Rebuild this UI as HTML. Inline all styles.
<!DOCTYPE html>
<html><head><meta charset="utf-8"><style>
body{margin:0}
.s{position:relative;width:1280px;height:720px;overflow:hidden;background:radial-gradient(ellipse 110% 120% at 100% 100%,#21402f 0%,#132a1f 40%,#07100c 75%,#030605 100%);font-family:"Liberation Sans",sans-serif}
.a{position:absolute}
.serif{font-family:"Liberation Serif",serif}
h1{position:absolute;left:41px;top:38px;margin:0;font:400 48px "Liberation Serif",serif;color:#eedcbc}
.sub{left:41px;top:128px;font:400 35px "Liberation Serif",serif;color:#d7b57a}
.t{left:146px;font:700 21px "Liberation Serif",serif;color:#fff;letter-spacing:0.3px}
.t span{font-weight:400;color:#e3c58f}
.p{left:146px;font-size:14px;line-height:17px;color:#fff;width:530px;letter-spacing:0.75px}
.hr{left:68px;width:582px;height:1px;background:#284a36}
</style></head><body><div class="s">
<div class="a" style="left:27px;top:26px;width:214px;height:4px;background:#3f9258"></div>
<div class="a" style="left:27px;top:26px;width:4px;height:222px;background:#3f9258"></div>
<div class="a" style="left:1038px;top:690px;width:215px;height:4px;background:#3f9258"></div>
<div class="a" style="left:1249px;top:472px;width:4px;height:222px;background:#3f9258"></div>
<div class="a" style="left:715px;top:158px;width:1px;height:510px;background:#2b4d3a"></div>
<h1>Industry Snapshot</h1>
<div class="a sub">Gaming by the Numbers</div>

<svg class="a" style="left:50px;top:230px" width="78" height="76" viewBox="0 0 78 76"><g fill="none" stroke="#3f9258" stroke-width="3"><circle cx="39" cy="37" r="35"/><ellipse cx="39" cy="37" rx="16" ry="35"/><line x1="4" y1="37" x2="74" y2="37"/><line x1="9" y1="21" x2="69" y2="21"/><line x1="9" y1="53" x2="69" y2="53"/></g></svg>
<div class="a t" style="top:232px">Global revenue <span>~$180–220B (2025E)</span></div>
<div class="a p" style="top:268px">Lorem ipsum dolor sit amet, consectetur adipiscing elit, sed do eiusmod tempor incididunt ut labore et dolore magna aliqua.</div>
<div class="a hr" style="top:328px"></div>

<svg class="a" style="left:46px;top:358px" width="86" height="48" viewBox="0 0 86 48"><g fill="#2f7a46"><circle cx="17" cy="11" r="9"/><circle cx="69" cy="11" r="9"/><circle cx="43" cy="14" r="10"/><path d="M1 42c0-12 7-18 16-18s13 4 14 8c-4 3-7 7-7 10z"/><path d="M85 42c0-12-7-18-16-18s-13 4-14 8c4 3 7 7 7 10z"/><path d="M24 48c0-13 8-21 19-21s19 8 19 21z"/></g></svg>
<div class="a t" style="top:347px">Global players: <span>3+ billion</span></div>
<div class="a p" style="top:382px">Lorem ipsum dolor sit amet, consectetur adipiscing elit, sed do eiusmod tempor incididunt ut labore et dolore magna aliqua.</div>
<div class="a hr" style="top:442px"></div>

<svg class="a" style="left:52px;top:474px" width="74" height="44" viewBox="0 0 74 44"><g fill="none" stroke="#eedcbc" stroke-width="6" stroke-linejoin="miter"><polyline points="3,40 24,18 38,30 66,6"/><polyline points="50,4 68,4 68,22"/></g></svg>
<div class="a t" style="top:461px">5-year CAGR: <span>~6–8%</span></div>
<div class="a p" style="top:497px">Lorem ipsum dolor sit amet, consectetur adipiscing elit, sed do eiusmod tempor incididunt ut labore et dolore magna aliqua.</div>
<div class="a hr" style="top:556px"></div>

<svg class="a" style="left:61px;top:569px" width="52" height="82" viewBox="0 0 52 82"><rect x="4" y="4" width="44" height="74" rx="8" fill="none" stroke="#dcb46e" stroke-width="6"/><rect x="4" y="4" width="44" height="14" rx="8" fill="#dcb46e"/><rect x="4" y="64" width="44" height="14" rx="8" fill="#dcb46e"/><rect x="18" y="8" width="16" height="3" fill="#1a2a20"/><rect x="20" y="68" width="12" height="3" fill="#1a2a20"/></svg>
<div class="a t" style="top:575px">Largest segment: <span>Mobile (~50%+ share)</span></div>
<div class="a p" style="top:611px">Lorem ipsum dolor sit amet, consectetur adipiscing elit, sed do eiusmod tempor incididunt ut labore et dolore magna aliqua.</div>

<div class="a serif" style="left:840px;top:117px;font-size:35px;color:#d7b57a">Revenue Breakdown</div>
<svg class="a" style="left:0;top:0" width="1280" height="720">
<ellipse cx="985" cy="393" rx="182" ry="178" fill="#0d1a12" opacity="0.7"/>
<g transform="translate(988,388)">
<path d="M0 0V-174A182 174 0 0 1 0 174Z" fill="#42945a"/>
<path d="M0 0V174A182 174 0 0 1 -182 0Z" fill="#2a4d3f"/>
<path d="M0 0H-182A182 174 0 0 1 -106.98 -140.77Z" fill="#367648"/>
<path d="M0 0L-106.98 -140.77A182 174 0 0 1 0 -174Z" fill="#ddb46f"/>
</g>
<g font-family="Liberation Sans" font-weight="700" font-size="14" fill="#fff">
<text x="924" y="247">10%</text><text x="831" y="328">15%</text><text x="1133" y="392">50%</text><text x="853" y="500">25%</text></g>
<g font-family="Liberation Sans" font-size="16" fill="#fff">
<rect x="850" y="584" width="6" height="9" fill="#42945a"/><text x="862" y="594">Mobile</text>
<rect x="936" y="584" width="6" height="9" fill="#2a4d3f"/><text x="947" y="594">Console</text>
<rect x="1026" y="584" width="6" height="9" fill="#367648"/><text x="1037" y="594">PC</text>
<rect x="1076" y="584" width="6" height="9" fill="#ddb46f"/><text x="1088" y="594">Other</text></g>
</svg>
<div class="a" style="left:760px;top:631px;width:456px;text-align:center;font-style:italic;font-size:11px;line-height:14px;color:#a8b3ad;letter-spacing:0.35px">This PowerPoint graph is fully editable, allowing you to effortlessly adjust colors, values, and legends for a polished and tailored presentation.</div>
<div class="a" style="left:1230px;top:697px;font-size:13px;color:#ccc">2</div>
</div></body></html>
..............................
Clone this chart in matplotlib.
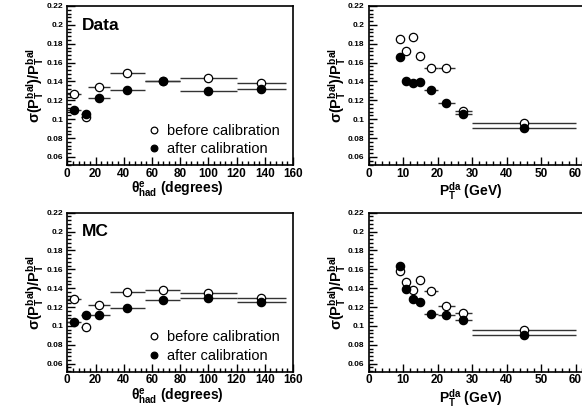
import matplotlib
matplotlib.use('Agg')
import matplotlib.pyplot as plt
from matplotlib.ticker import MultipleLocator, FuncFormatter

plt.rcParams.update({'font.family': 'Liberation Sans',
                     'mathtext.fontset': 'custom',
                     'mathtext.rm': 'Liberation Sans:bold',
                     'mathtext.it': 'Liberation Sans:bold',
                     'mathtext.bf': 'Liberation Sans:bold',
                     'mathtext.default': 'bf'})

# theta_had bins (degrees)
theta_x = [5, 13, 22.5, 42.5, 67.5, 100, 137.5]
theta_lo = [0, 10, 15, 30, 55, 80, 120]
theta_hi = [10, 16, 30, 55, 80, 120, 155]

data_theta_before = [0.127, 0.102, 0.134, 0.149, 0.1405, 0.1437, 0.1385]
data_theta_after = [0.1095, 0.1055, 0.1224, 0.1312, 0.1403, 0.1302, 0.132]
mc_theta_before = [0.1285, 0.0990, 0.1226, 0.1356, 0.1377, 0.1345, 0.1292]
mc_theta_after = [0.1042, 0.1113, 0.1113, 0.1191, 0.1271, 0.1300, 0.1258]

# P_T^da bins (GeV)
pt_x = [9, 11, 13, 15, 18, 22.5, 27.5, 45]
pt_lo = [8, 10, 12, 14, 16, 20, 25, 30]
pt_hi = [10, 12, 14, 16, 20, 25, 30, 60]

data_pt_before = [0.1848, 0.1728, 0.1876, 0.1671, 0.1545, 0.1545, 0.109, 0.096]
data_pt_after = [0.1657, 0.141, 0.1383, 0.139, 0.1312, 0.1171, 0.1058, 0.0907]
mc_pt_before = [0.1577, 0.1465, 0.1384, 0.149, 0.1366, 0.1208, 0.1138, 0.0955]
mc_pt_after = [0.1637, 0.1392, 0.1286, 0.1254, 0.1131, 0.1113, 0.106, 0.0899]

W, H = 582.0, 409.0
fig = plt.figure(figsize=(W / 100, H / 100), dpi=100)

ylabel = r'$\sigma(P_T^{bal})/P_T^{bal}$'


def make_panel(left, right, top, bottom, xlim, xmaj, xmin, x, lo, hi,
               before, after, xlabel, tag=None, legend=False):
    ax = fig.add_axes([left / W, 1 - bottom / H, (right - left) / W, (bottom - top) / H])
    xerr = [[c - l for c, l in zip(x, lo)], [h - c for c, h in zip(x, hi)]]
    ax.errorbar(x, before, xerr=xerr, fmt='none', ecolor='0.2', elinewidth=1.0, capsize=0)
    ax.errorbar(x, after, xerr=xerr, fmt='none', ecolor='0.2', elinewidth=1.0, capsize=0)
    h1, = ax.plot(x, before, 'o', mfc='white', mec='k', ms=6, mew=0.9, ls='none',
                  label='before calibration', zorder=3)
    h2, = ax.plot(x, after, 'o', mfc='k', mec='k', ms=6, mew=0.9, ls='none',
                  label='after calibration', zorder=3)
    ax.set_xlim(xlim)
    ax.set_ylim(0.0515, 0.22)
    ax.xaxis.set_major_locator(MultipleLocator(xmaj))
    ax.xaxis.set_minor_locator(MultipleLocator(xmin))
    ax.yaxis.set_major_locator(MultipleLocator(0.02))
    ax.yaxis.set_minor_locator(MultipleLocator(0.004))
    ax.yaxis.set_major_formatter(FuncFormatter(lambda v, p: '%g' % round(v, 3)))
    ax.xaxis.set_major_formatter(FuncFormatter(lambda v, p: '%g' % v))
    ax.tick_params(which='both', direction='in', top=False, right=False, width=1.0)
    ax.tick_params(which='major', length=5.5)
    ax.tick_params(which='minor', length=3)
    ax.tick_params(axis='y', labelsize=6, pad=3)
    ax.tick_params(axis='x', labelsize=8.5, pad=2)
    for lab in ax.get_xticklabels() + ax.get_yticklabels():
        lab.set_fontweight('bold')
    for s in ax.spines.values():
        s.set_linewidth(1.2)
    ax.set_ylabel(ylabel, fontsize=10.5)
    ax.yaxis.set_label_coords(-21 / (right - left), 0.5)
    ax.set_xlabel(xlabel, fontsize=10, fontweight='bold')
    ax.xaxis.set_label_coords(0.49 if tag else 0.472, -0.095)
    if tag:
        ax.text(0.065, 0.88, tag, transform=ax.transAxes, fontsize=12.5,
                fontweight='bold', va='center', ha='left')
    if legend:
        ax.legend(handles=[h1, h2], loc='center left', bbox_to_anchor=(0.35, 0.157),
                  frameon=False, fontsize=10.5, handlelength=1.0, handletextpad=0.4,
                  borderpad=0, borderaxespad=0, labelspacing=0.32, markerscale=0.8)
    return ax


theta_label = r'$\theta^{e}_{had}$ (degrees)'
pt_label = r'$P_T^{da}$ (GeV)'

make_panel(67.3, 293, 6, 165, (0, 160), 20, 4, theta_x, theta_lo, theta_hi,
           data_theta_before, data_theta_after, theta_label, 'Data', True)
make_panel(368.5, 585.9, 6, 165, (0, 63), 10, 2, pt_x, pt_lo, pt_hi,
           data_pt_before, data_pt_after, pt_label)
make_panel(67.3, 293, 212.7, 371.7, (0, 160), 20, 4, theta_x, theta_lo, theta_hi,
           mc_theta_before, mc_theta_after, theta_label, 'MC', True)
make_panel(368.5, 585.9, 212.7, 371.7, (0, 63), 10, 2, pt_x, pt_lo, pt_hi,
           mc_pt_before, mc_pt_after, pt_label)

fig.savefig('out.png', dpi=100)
..............................
Find and copy every line in the entries above where the string "matplotlib" occurs.

■ Written answer ■
Clone this chart in matplotlib.
import matplotlib
matplotlib.use('Agg')
import matplotlib.pyplot as plt
from matplotlib.ticker import MultipleLocator, FuncFormatter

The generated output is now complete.